Refinishing vs. Replacing: What It Actually Costs

Refinishing costs a fraction of full replacement. Expect roughly $1 to $3 per square foot for a DIY refinish versus $8 to $15 per square foot for new hardwood installed by a contractor. On a 400-square-foot cabin floor, that gap is significant.

Breaking Down the Numbers
Warm, rustic cabin living area with tools and notes to restain hardwood floors, sunlight creating a cozy atmosphere.

OptionEstimated Cost (400 sq ft)Timeframe
DIY refinish (materials + rental)$150 – $3503–4 days
Pro refinish$400 – $1,2001–2 days
Engineered hardwood replacement$2,000 – $4,0003–5 days
Solid hardwood replacement$3,200 – $6,0004–7 days

Tool rental runs about $65 to $85 per day for a drum sander. Stain and polyurethane together typically land between $80 and $130 for a mid-size room.

How Many Times Can You Refinish Before Replacement Wins

Solid hardwood floors generally support 3 to 5 refinishing cycles before the board thickness gets too thin to sand safely. Each full sand removes roughly 1/16 of an inch of wood. At that rate, a 3/4-inch solid board has a long life ahead. Engineered hardwood with a veneer under 2mm may only tolerate one refinish, or none. Once you’ve hit the limit, replacement is the only option that holds up.


Tools, Safety, and Ventilation You Need Before You Start
Inside a rustic cabin, tools and safety gear are laid out to restain hardwood floors, illuminated by warm afternoon light.

Get the tools and safety setup sorted before you open a single can of stain. Rushing this part is how people end up with headaches, damaged finishes, or floors they have to redo.

The short equipment list: a drum sander (rental), an edge sander (also rental), a hand scraper, a shop vacuum, tack cloths, a quality applicator pad, and 36-, 80-, and 220-grit sandpaper. A dial caliper is worth having if you’re working with engineered hardwood.

Ventilation is non-negotiable with oil-based products. Open every window and run a box fan exhausting air out of the room — not blowing in. Oil-based polyurethane fumes build up fast in enclosed cabin spaces, and the vapors are flammable during application and drying. Turn off any pilot lights or gas appliances in the area.

Wear a respirator rated for organic vapors (not just a dust mask) when applying stain or polyurethane. Safety glasses go on during sanding — fine wood dust at drum-sander speeds gets into eyes before you notice it’s in the air.
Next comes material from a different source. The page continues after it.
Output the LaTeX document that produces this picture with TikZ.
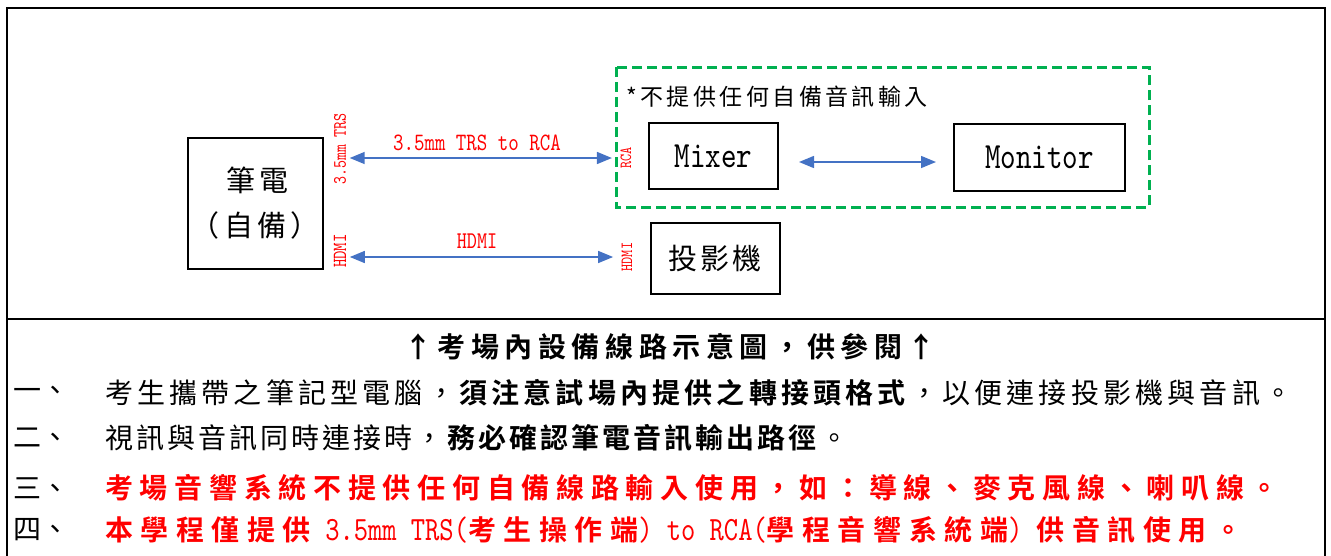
\documentclass[tikz,border=0pt]{standalone}
\usepackage{fontspec}
\usepackage{xcolor}
\usetikzlibrary{arrows.meta}

\newfontfamily\cjk[BoldFont={* Bold}]{Noto Sans CJK TC}
\newfontfamily\cjkA[LetterSpace=11,BoldFont={* Bold}]{Noto Sans CJK TC}
\newfontfamily\cjkB[LetterSpace=15,BoldFont={* Bold}]{Noto Sans CJK TC}
\newfontfamily\cjkC[LetterSpace=20,BoldFont={* Bold}]{Noto Sans CJK TC}
\newfontfamily\cjkD[LetterSpace=24,BoldFont={* Bold}]{Noto Sans CJK TC}
\newfontfamily\cjkE[LetterSpace=27,BoldFont={* Bold}]{Noto Sans CJK TC}
\newfontfamily\lat[FakeStretch=0.8]{lmmono10-regular.otf}
\newcommand\latbig{\lat\fontsize{34}{34}\selectfont}

\definecolor{lineblue}{RGB}{68,114,196}
\definecolor{boxgreen}{RGB}{0,176,80}
\definecolor{notered}{RGB}{255,0,0}

\tikzset{
	devbox/.style={draw, line width=2pt, inner sep=0pt},
	portlbl/.style={rotate=90, text=notered, inner sep=1pt},
	cable/.style={text=notered, inner sep=1pt},
	link/.style={lineblue, line width=1.5pt,
		{Triangle[length=15pt,width=12pt]}-{Triangle[length=15pt,width=12pt]}},
	noteline/.style={anchor=west, inner sep=0pt}
}

\begin{document}
\begin{tikzpicture}[x=1pt,y=-1pt]
		\useasboundingbox (0,0) rectangle (1331,555);
		% frame
		\draw[line width=2.5pt] (7,557) -- (7,8) -- (1325,8) -- (1325,557);
		\draw[line width=2.5pt] (7,319) -- (1325,319);

		\node[devbox, minimum width=135pt, minimum height=131pt, align=center, font=\cjkB\fontsize{29}{45}\selectfont] (laptop) at (255.5,203.5) {\hspace{4pt}筆電\\（自備）};
		\node[devbox, minimum width=129pt, minimum height=66pt, font=\lat\fontsize{37}{37}\selectfont] (mixer) at (713.5,156) {Mixer};
		\node[devbox, minimum width=171pt, minimum height=67pt, font=\lat\fontsize{37}{37}\selectfont] (monitor) at (1039.5,157.5) {Monitor};
		\node[devbox, minimum width=129pt, minimum height=71pt, font=\cjkA\fontsize{29}{29}\selectfont] (projector) at (715,258.5) {投影機};

		\draw[boxgreen, line width=3pt, dash pattern=on 10pt off 5pt] (616,67) rectangle (1149,207);
		\node[noteline, font=\cjkB\fontsize{23}{23}\selectfont] (nosupply) at (626,97) {*不提供任何自備音訊輸入};

		\node[portlbl, font=\lat\fontsize{19}{19}\selectfont] (trsL) at (340,149) {3.5mm TRS};
		\node[portlbl, font=\lat\fontsize{20}{20}\selectfont] (hdmiL) at (340,251) {HDMI};
		\node[portlbl, font=\lat\fontsize{17}{17}\selectfont] (rcaR) at (626,158) {RCA};
		\node[portlbl, font=\lat\fontsize{17}{17}\selectfont] (hdmiR) at (627,257) {HDMI};

		\draw[link, shorten <=2.5pt, shorten >=7.5pt] (trsL.south |- rcaR) -- (rcaR.north);
		\draw[link, shorten <=2.5pt, shorten >=7.5pt] (hdmiL.south |- hdmiR) -- (hdmiR.north);
		\draw[link, shorten <=20pt, shorten >=17pt] ([yshift=-6pt]mixer.east) -- ([yshift=-6pt]mixer.east -| monitor.west);

		\node[cable, font=\lat\fontsize{25}{25}\selectfont] (trsCable) at (477,143) {3.5mm TRS to RCA};
		\node[cable, font=\lat\fontsize{24}{24}\selectfont] (hdmiCable) at (477,241) {HDMI};

		% notes below the divider
		\node[font=\cjkC\bfseries\fontsize{28}{28}\selectfont] (caption) at (670,347) {↑考場內設備線路示意圖，供參閱↑};

		\node[noteline, font=\cjk\fontsize{28}{28}\selectfont] (n1) at (13,393) {一、};
		\node[noteline, font=\cjk\fontsize{28}{28}\selectfont] (n2) at (13,438) {二、};
		\node[noteline, font=\cjk\fontsize{28}{28}\selectfont] (n3) at (13,488) {三、};
		\node[noteline, font=\cjk\fontsize{28}{28}\selectfont] (n4) at (13,530) {四、};

		\node[noteline, font=\cjkB\fontsize{28}{28}\selectfont] (t1) at (105,393) {考生攜帶之筆記型電腦，\textbf{須注意試場內提供之轉接頭格式}，以便連接投影機與音訊。};
		\node[noteline, font=\cjkA\fontsize{28}{28}\selectfont] (t2) at (105,438) {視訊與音訊同時連接時，\textbf{務必確認筆電音訊輸出路徑}。};
		\node[noteline, text=notered, font=\cjkD\bfseries\fontsize{28}{28}\selectfont] (t3) at (105,488) {考場音響系統不提供任何自備線路輸入使用，如：導線、麥克風線、喇叭線。};
		\node[noteline, text=notered, font=\cjkE\bfseries\fontsize{28}{28}\selectfont] (t4) at (105,530) {本學程僅提供{\latbig\ 3.5mm TRS(}考生操作端{\latbig) to RCA(}學程音響系統端{\latbig) }供音訊使用。};
\end{tikzpicture}
\end{document}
Keep the room sealed from the rest of the cabin during drying to prevent dust from settling into a wet finish.


DIY or Hire a Pro: An Honest Look at Both Options

DIY saves real money but costs you time and margin for error. A first-time refinisher on a 400-square-foot floor should budget a full long weekend (Friday setup through Sunday finish coat) and accept that the result probably won’t match a professional’s work on the first try.

The drum sander is the biggest risk for beginners. Stop moving for even a second with the drum engaged and you’ll gouge the floor. It happens fast. If the floor has a lot of square footage, complex angles, or tight spaces around built-ins, a pro finisher handles those problem areas without the learning curve.

Hiring a professional makes sense when the floor has parquet or intricate patterns, when the veneer is thin and one bad pass ruins it, or when you genuinely can’t afford to be out of the space for multiple days. Pro rates vary by region, but $1 to $3 per square foot for labor on a standard refinish is a reasonable ballpark for most areas.

DIY makes sense when the floor is straightforward, you’re comfortable with power tools, and you have the time to do it right. The materials are forgiving if you follow the sequence. The equipment is not.

Frequently Asked Questions

How long does it take to restain hardwood floors in a cabin?

Plan for 3 to 4 days minimum. Sanding and prep take the first day, stain application and drying take another, and you need at least two polyurethane coats with drying time between each. The finish needs 72 hours before furniture goes back on it.

Can I apply new stain over old stain without sanding?

No. New stain applied over an existing finish won’t absorb into the wood — it sits on top and peels. You have to sand down to bare wood first. There’s no shortcut here that holds up past a few months.

How do I know if my engineered hardwood can handle refinishing?

Check the veneer thickness. Anything under 2mm is risky — one full sanding pass can go right through it. A dial caliper gives you an exact measurement. If you’re unsure, pull up a floor vent and look at the board edge from the side.

Does restaining hardwood floors add real value in a cabin or portable home?

It does, particularly because cabin floors take more humidity swings than a standard house. A fresh topcoat protects the wood structurally, not just visually. If you’re planning to sell or rent the cabin, worn floors are one of the first things buyers notice — and refinishing costs a fraction of what replacement runs.